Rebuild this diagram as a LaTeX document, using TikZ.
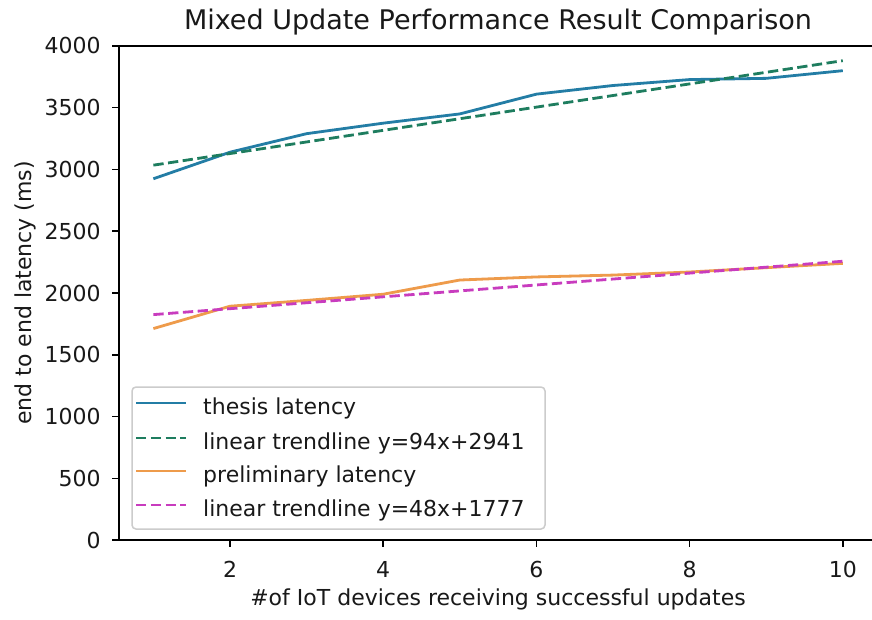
\documentclass[tikz,border=0pt]{standalone}
\usepackage{fontspec}
\setmainfont{DejaVu Sans}
\definecolor{thesisc}{RGB}{35,125,165}
\definecolor{trendAc}{RGB}{30,125,95}
\definecolor{prelimc}{RGB}{238,155,75}
\definecolor{trendBc}{RGB}{200,60,190}
\definecolor{framec}{RGB}{204,204,204}
\begin{document}
\begin{tikzpicture}[x=1pt,y=-1pt,
  ticklab/.style={font=\fontsize{22}{26}\selectfont, text=black!90, inner sep=0pt},
  lab/.style={font=\fontsize{22}{26}\selectfont, text=black!90, inner sep=0pt},
  titlelab/.style={font=\fontsize{27}{32}\selectfont, text=black!90, inner sep=0pt},
  tickline/.style={line width=1.5pt, black},
  spine/.style={line width=1.5pt, black},
  series/.style={line width=2.8pt, line join=round},
  dashser/.style={line width=2.8pt, dash pattern=on 10.3pt off 4.5pt},
  thesisline/.style={series, thesisc},
  trendAline/.style={dashser, trendAc},
  prelimline/.style={series, prelimc},
  trendBline/.style={dashser, trendBc},
  legendbox/.style={draw=framec, line width=1.5pt, fill=white, rounded corners=4pt,
     minimum width=413pt, minimum height=142pt, inner sep=0pt}
]
\useasboundingbox (0,0) rectangle (872,619);
\fill[white] (0,0) rectangle (872,619);

\node[titlelab] (title) at (498,22) {Mixed Update Performance Result Comparison};
\node[lab, rotate=90] (ylab) at (25,293) {end to end latency (ms)};
\node[lab] (xlab) at (498,599) {\#of IoT devices receiving successful updates};

\begin{scope}[shift={(76.8,540)}, x=76.6pt, y=0.1235pt]
  % data
  \draw[thesisline] plot coordinates {(1,2925) (2,3140) (3,3290) (4,3375) (5,3450) (6,3610) (7,3680) (8,3728) (9,3738) (10,3800)};
  \coordinate (tA1) at (1,3035); \coordinate (tA2) at (10,3881);
  \draw[trendAline] (tA1) -- (tA2);
  \draw[prelimline] plot coordinates {(1,1712) (2,1893) (3,1940) (4,1990) (5,2105) (6,2130) (7,2145) (8,2170) (9,2205) (10,2240)};
  \coordinate (tB1) at (1,1825); \coordinate (tB2) at (10,2257);
  \draw[trendBline] (tB1) -- (tB2);
  % axes
  \coordinate (axLL) at (0.55,0); \coordinate (axUR) at (10.45,4000);
  \draw[spine] (axLL) rectangle (axUR);
  \foreach \v in {0,500,...,4000} {
    \draw[tickline] (0.55,\v) -- ++(-6.5pt,0pt);
    \node[ticklab, anchor=east] (yt\v) at ([xshift=-18pt]0.55,\v) {\v};
  }
  \foreach \u in {2,4,6,8,10} {
    \draw[tickline] (\u,0) -- ++(0pt,-6.5pt);
    \node[ticklab, anchor=north] (xt\u) at ([yshift=-21pt]\u,0) {\u};
  }
\end{scope}

% legend
\node[legendbox] (legend) at (338.5,458) {};
\coordinate (la1) at (136,403); \coordinate (lb1) at (186,403);
\coordinate (la2) at (136,438); \coordinate (lb2) at (186,438);
\coordinate (la3) at (136,471); \coordinate (lb3) at (186,471);
\coordinate (la4) at (136,505); \coordinate (lb4) at (186,505);
\draw[thesisline] (la1) -- (lb1);
\draw[trendAline] (la2) -- (lb2);
\draw[prelimline] (la3) -- (lb3);
\draw[trendBline] (la4) -- (lb4);
\node[lab, anchor=base west] (lt1) at (203,414.5) {thesis latency};
\node[lab, anchor=base west] (lt2) at (203,449.5) {linear trendline y=94x+2941};
\node[lab, anchor=base west] (lt3) at (203,482.5) {preliminary latency};
\node[lab, anchor=base west] (lt4) at (203,516.5) {linear trendline y=48x+1777};
\end{tikzpicture}
\end{document}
● ● ● ●
TASK DESCRIPTION:
Repeat the data above exactly, but not the pictures.

SOLVED PROBLEM:
Rebuild this diagram as a LaTeX document, using TikZ.
\documentclass[tikz,border=0pt]{standalone}
\usepackage{fontspec}
\setmainfont{DejaVu Sans}
\definecolor{thesisc}{RGB}{35,125,165}
\definecolor{trendAc}{RGB}{30,125,95}
\definecolor{prelimc}{RGB}{238,155,75}
\definecolor{trendBc}{RGB}{200,60,190}
\definecolor{framec}{RGB}{204,204,204}
\begin{document}
\begin{tikzpicture}[x=1pt,y=-1pt,
  ticklab/.style={font=\fontsize{22}{26}\selectfont, text=black!90, inner sep=0pt},
  lab/.style={font=\fontsize{22}{26}\selectfont, text=black!90, inner sep=0pt},
  titlelab/.style={font=\fontsize{27}{32}\selectfont, text=black!90, inner sep=0pt},
  tickline/.style={line width=1.5pt, black},
  spine/.style={line width=1.5pt, black},
  series/.style={line width=2.8pt, line join=round},
  dashser/.style={line width=2.8pt, dash pattern=on 10.3pt off 4.5pt},
  thesisline/.style={series, thesisc},
  trendAline/.style={dashser, trendAc},
  prelimline/.style={series, prelimc},
  trendBline/.style={dashser, trendBc},
  legendbox/.style={draw=framec, line width=1.5pt, fill=white, rounded corners=4pt,
     minimum width=413pt, minimum height=142pt, inner sep=0pt}
]
\useasboundingbox (0,0) rectangle (872,619);
\fill[white] (0,0) rectangle (872,619);

\node[titlelab] (title) at (498,22) {Mixed Update Performance Result Comparison};
\node[lab, rotate=90] (ylab) at (25,293) {end to end latency (ms)};
\node[lab] (xlab) at (498,599) {\#of IoT devices receiving successful updates};

\begin{scope}[shift={(76.8,540)}, x=76.6pt, y=0.1235pt]
  % data
  \draw[thesisline] plot coordinates {(1,2925) (2,3140) (3,3290) (4,3375) (5,3450) (6,3610) (7,3680) (8,3728) (9,3738) (10,3800)};
  \coordinate (tA1) at (1,3035); \coordinate (tA2) at (10,3881);
  \draw[trendAline] (tA1) -- (tA2);
  \draw[prelimline] plot coordinates {(1,1712) (2,1893) (3,1940) (4,1990) (5,2105) (6,2130) (7,2145) (8,2170) (9,2205) (10,2240)};
  \coordinate (tB1) at (1,1825); \coordinate (tB2) at (10,2257);
  \draw[trendBline] (tB1) -- (tB2);
  % axes
  \coordinate (axLL) at (0.55,0); \coordinate (axUR) at (10.45,4000);
  \draw[spine] (axLL) rectangle (axUR);
  \foreach \v in {0,500,...,4000} {
    \draw[tickline] (0.55,\v) -- ++(-6.5pt,0pt);
    \node[ticklab, anchor=east] (yt\v) at ([xshift=-18pt]0.55,\v) {\v};
  }
  \foreach \u in {2,4,6,8,10} {
    \draw[tickline] (\u,0) -- ++(0pt,-6.5pt);
    \node[ticklab, anchor=north] (xt\u) at ([yshift=-21pt]\u,0) {\u};
  }
\end{scope}

% legend
\node[legendbox] (legend) at (338.5,458) {};
\coordinate (la1) at (136,403); \coordinate (lb1) at (186,403);
\coordinate (la2) at (136,438); \coordinate (lb2) at (186,438);
\coordinate (la3) at (136,471); \coordinate (lb3) at (186,471);
\coordinate (la4) at (136,505); \coordinate (lb4) at (186,505);
\draw[thesisline] (la1) -- (lb1);
\draw[trendAline] (la2) -- (lb2);
\draw[prelimline] (la3) -- (lb3);
\draw[trendBline] (la4) -- (lb4);
\node[lab, anchor=base west] (lt1) at (203,414.5) {thesis latency};
\node[lab, anchor=base west] (lt2) at (203,449.5) {linear trendline y=94x+2941};
\node[lab, anchor=base west] (lt3) at (203,482.5) {preliminary latency};
\node[lab, anchor=base west] (lt4) at (203,516.5) {linear trendline y=48x+1777};
\end{tikzpicture}
\end{document}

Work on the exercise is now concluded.